Don’t be out of balance
Business is like real life. If things are out of balance there will generally be pressure or some toppling over. Businesses operate in a similar environment where out of balance can mean lost profits. Don’t be out of balance in business practices. This guiding principle is relevant for all business of any size but it is especially important for businesses in start-up.
Businesses generally have a life cycle Start-Up, Growth (break-even), Expansion, Maturity and Decline. All the cycles indicate a general style, structure and approach as promoted by the level of business at that stage. Best practice would be to have all parts of the business compatible with the overall organisation cycle. If one area of the business is out of balance, it will cause problems. Examples include poor productivity, people management issues, poor customer service which may result in increased cost or lost sales. If the approach is not consistent across a business, unexpected events can occur that will also have an adverse effect.
The key areas of Sales, Operations and Back Office should normally be given equal consideration. Sometimes short-term special consideration may need to be given, but no area should be left behind. Systems and procedures within each area should also be in balance. For example, not investing in appropriate accounts systems and procedures when you have considerable sales activity generally doesn’t work very well. If you have a great CRM with considerable investment in sales and marketing tools but don’t have appropriate expenditure in operations and logistics there may be a struggle to service the sales arising. The converse also applies. There is little point in having a CRM costing E2k per month if you have one customer.
In one example, clients had set up a business and focused on buying top of the range office fit-out which didn’t match the business type or life cycle. They had little initial emphasis on generating sales and accordingly few sales were made. Unfortunately this business didn’t really get off the ground as they had too much emphasis on fit-out without a balanced focus on other areas. With this imbalance, the business ran out of money before it really got up and running.
Another example of poor balance was where a client started a coffee shop and at the beginning bought a new Range Rover as a company director’s vehicle. It was questionable whether a company vehicle was needed at all but a new Range Rover represented a very large cash flow drain and especially compared to other areas of the business. The director was made aware that the company was not yet making a profit and with the cash drain from the Range Rover repayments, there was a danger that This vehicle would bring down the business. This business was in start-up.
Don’t have the directors driving Mercedes cars if the sales team are driving Lada cars.
Forecast the business going forward in order to ensure that all areas are matching and to prevent surprises as much as possible. It is very important to report periodically on business performance. Ensure a variety of KPI are used to identify business problems. These KPI’s should measure all areas from financial data to employee satisfaction. Computer systems can be used to assist with KPI recording and reporting. These systems are generally available in scale, according to the business needs.

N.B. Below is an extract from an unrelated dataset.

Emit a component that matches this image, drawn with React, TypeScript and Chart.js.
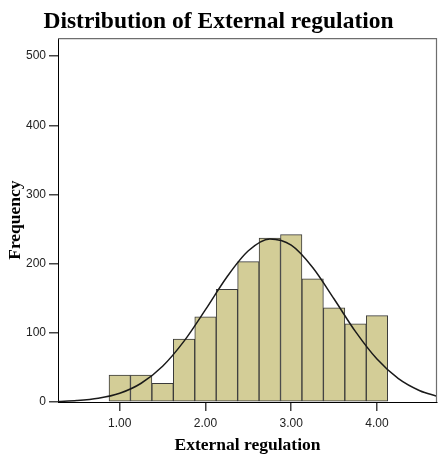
import React, { useEffect, useRef } from "react";
import { Chart, registerables } from "chart.js";

Chart.register(...registerables);

// Histogram bins (bin centres, width 0.25) and frequencies
const binCenters = [1.0, 1.25, 1.5, 1.75, 2.0, 2.25, 2.5, 2.75, 3.0, 3.25, 3.5, 3.75, 4.0];
const frequencies = [39, 39, 27, 91, 123, 163, 203, 237, 242, 178, 136, 113, 125];

// Normal curve
const curveX = [0.28, 0.5, 0.75, 1.0, 1.25, 1.5, 1.75, 2.0, 2.25, 2.5, 2.75, 3.0, 3.25, 3.5, 3.75, 4.0, 4.25, 4.5, 4.7];
const curveY = [0.8, 2.0, 5.3, 12.6, 27.1, 51.7, 88.0, 133.5, 180.8, 218.6, 235.7, 226.7, 194.5, 148.9, 101.7, 62.0, 33.7, 16.3, 8.4];

const xTicks = [1, 2, 3, 4];
const yTicks = [0, 100, 200, 300, 400, 500];

const titleText = "Distribution of External regulation";
const xTitle = "External regulation";
const yTitle = "Frequency";

const boxPlugin = {
  id: "boxPlugin",
  afterDatasetsDraw(chart: any) {
    const { ctx, chartArea } = chart;
    ctx.save();
    ctx.strokeStyle = "#6e6e6e";
    ctx.lineWidth = 1.2;
    ctx.beginPath();
    ctx.moveTo(chartArea.left, chartArea.top + 0.5);
    ctx.lineTo(chartArea.right - 0.5, chartArea.top + 0.5);
    ctx.lineTo(chartArea.right - 0.5, chartArea.bottom);
    ctx.stroke();
    ctx.restore();
  },
};

export default function App() {
  const ref = useRef<HTMLCanvasElement | null>(null);
  useEffect(() => {
    document.body.style.margin = "0";
    const canvas = ref.current;
    if (!canvas) return;
    const tickFont = { family: "'Liberation Sans', Arial, sans-serif", size: 12 };
    const axisTitleFont = { family: "'Liberation Serif', 'Times New Roman', serif", size: 17.5, weight: "bold" as const };
    const chart = new Chart(canvas, {
      type: "bar",
      data: {
        datasets: [
          {
            type: "line",
            data: curveX.map((x, i) => ({ x, y: curveY[i] })),
            borderColor: "#1a1a1a",
            borderWidth: 1.5,
            pointRadius: 0,
            cubicInterpolationMode: "monotone",
            fill: false,
            order: 0,
          } as any,
          {
            type: "bar",
            data: binCenters.map((x, i) => ({ x, y: frequencies[i] })),
            backgroundColor: "#d3cd97",
            borderColor: "#3a3a3a",
            borderWidth: 1,
            borderSkipped: false,
            barPercentage: 1,
            categoryPercentage: 1,
            order: 1,
          } as any,
        ],
      },
      options: {
        responsive: false,
        animation: false,
        layout: { padding: { left: 0, right: 4, top: 0, bottom: 0 } },
        plugins: {
          legend: { display: false },
          tooltip: { enabled: false },
          title: {
            display: true,
            text: titleText,
            color: "#000",
            font: { family: "'Liberation Serif', 'Times New Roman', serif", size: 23.5, weight: "bold" },
            padding: { top: 7.5, bottom: 2.5 },
          },
        },
        scales: {
          x: {
            type: "linear",
            min: 0.28,
            max: 4.7,
            offset: false,
            afterBuildTicks: (scale: any) => {
              scale.ticks = xTicks.map((v) => ({ value: v }));
            },
            afterFit: (scale: any) => {
              scale.height = 56;
            },
            ticks: {
              callback: (v: any) => Number(v).toFixed(2),
              color: "#222",
              font: tickFont,
              padding: 5,
              maxRotation: 0,
            },
            grid: {
              offset: false,
              drawOnChartArea: false,
              drawTicks: true,
              tickLength: 9,
              color: "#444",
              lineWidth: 1.5,
            },
            border: { display: true, color: "#000", width: 1 },
            title: {
              display: true,
              text: xTitle,
              color: "#000",
              font: axisTitleFont,
              padding: { top: 4, bottom: 2 },
            },
          },
          y: {
            type: "linear",
            min: 0,
            max: 526,
            afterBuildTicks: (scale: any) => {
              scale.ticks = yTicks.map((v) => ({ value: v }));
            },
            afterFit: (scale: any) => {
              scale.width = 58;
            },
            ticks: {
              color: "#222",
              font: tickFont,
              padding: 3,
            },
            grid: {
              drawOnChartArea: false,
              drawTicks: true,
              tickLength: 9,
              color: "#444",
              lineWidth: 1.5,
            },
            border: { display: true, color: "#000", width: 1 },
            title: {
              display: true,
              text: yTitle,
              color: "#000",
              font: axisTitleFont,
              padding: { top: 5, bottom: 4 },
            },
          },
        },
      },
      plugins: [boxPlugin],
    });
    return () => chart.destroy();
  }, []);
  return (
    <div style={{ width: 441, height: 458, background: "#fff" }}>
      <canvas ref={ref} width={441} height={458} style={{ display: "block" }} />
    </div>
  );
}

- Use a diary to manage time
- Plan your diary to ensure all areas get the time needed
- Follow up on all areas according to priority
- Computer systems are generally available in scale, according to the business needs.
- Invest in each part of the business equally, according to the need, rather than according to your knowledge or preference.
- Don’t have favourites (including yourself) and be fair to each area of the business. This approach will bring better returns in the long term.